I was hoping someone could answer two quick questions.

1. Is it possible to shop on Amazon.com from the UK?

2. Is it correct that the Blu Ray release of Chuck is region free?

I ask simply because Chuck has not been released on Blu Ray in the UK (and a release isn't looking likely) and the two listings from Americanmarketplace traders on Amazon.co.uk are £141 and £249 plus shipping etc. 

After currency conversion, from Amazon.com it would be around £54 plus shipping and as I understand it, customs duty on arrival. I've been warned that the customs duty could sting.

The description states that it is region free, but Amazon hasn't always been reliable in this regard.

Any help would be most gratefully appreciated.


----------



## Krummhorn (Feb 18, 2007)

I have used Amazon the other way around ... I live in the US and have ordered from Amazon UK (music scores) and had no problems (no customs duty or foreign tax).

I leave the rest of the query to others ...


----------



## Taggart (Feb 14, 2013)

I've bought from Amazon.com from the UK in the past with no problems.

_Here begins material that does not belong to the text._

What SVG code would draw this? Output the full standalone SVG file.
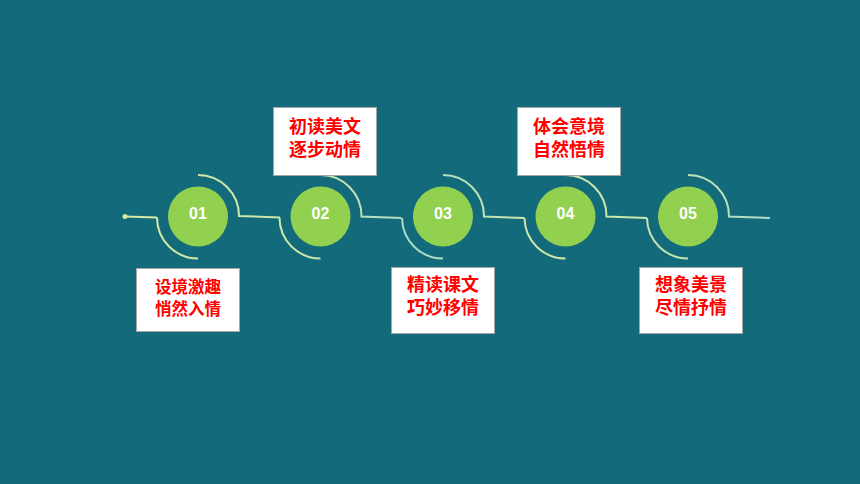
<svg xmlns="http://www.w3.org/2000/svg" width="860" height="484" viewBox="0 0 860 484">
  <defs>
    <linearGradient id="lg" gradientUnits="userSpaceOnUse" x1="120" y1="0" x2="780" y2="0">
      <stop offset="0" stop-color="#d6eaa6"/>
      <stop offset="0.3" stop-color="#c8e6ac"/>
      <stop offset="0.45" stop-color="#a8dcc8"/>
      <stop offset="0.65" stop-color="#d4e9a8"/>
      <stop offset="0.85" stop-color="#c0e4b4"/>
      <stop offset="1" stop-color="#a8dcc8"/>
    </linearGradient>
    <style>
      .ln { fill: none; stroke: url(#lg); stroke-width: 2; }
      .c { fill: #92d050; }
      .num { font-family: "Liberation Sans", Arial, sans-serif; font-size: 16px; font-weight: bold; fill: #ffffff; text-anchor: middle; }
      .box { fill: #ffffff; stroke: #a6a6a6; stroke-width: 1; }
      .lbl { font-family: "Liberation Sans", "Noto Sans CJK SC", sans-serif; font-size: 18px; font-weight: bold; fill: #ff0000; text-anchor: middle; }
      .sm { font-size: 16.5px; }
    </style>
  </defs>
  <rect width="860" height="484" fill="#136a7a"/>

  <g id="connectors">
    <circle cx="125" cy="216.5" r="2.5" fill="#d6eaa6"/>
    <path class="ln" d="M125 216.5 L157 217.5"/>
    <path class="ln" d="M198 175 A41 41 0 0 1 239 216 L280 217.5"/>
    <path class="ln" d="M157 217.5 A41 41 0 0 0 198 258.5"/>
    <path class="ln" d="M320.5 175 A41 41 0 0 1 361.5 216.5 L401.5 218"/>
    <path class="ln" d="M279.5 217.5 A41 41 0 0 0 320.5 258.5"/>
    <path class="ln" d="M443 175 A41 41 0 0 1 484 216.5 L524.5 218"/>
    <path class="ln" d="M402 218 A41 41 0 0 0 443 258.5"/>
    <path class="ln" d="M565.5 175 A41 41 0 0 1 606.5 216.5 L647 218"/>
    <path class="ln" d="M524.5 218 A41 41 0 0 0 565.5 258.5"/>
    <path class="ln" d="M688 175 A41 41 0 0 1 729 216.5 L770 218"/>
    <path class="ln" d="M647 218 A41 41 0 0 0 688 258.5"/>
  </g>

  <g id="node1">
    <circle class="c" cx="198" cy="216.5" r="30"/>
    <text class="num" x="198" y="219">01</text>
    <rect class="box" x="136.5" y="268.5" width="103" height="63"/>
    <text class="lbl sm" x="188" y="293">设境激趣</text>
    <text class="lbl sm" x="188" y="315">悄然入情</text>
  </g>
  <g id="node2">
    <circle class="c" cx="320.5" cy="216.5" r="30"/>
    <text class="num" x="320.5" y="219">02</text>
    <rect class="box" x="273.5" y="107.5" width="103" height="68"/>
    <text class="lbl" x="325" y="133">初读美文</text>
    <text class="lbl" x="325" y="156">逐步动情</text>
  </g>
  <g id="node3">
    <circle class="c" cx="443" cy="216.5" r="30"/>
    <text class="num" x="443" y="219">03</text>
    <rect class="box" x="391.5" y="267.5" width="103" height="66"/>
    <text class="lbl" x="443" y="291">精读课文</text>
    <text class="lbl" x="443" y="314">巧妙移情</text>
  </g>
  <g id="node4">
    <circle class="c" cx="565.5" cy="216.5" r="30"/>
    <text class="num" x="565.5" y="219">04</text>
    <rect class="box" x="517.5" y="107.5" width="103" height="68"/>
    <text class="lbl" x="569" y="133">体会意境</text>
    <text class="lbl" x="569" y="156">自然悟情</text>
  </g>
  <g id="node5">
    <circle class="c" cx="688" cy="216.5" r="30"/>
    <text class="num" x="688" y="219">05</text>
    <rect class="box" x="639.5" y="267.5" width="103" height="66"/>
    <text class="lbl" x="691" y="291">想象美景</text>
    <text class="lbl" x="691" y="314">尽情抒情</text>
  </g>
</svg>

No idea about Chuck though.


----------



## ptr (Jan 22, 2013)

I've bought from about every Amazon there are (.com, .ca, co.uk, .de, .fr, .de, .it, .jp), and these days when You shop in Europe (EU), they have a central hub in Germany that seem to pass on one's order no matter which website You have used.

Never bought any blueRays, so I can't answer those questions, can't You e-mail the marketplace vendor directly?

/ptr


----------



## AClockworkOrange (May 24, 2012)

Thanks to all of you for the input.

@Ptr - I wasn't aware of the central hub, though having said that I have noticed a few recent orders come through Germany when I have checked the delivery status so that would make a lot of sense as these were from the UK store.


----------



## elgar's ghost (Aug 8, 2010)

Can't help you with Chuck but I can confirm that imported packages over a certain value could mean the Royal Mail demanding the payment of an import/customs charge before handing it over. I say 'could' because I bought two similarly valued Hindemith box sets from Amazon US on different occasions and only one of them incurred a charge - I think it was about a fiver for a box set which cost about £30 but I don't know if the tariff is fixed or variable according to the value of the item(s).


----------



## AClockworkOrange (May 24, 2012)

Thanks for that, very much appreciated.


----------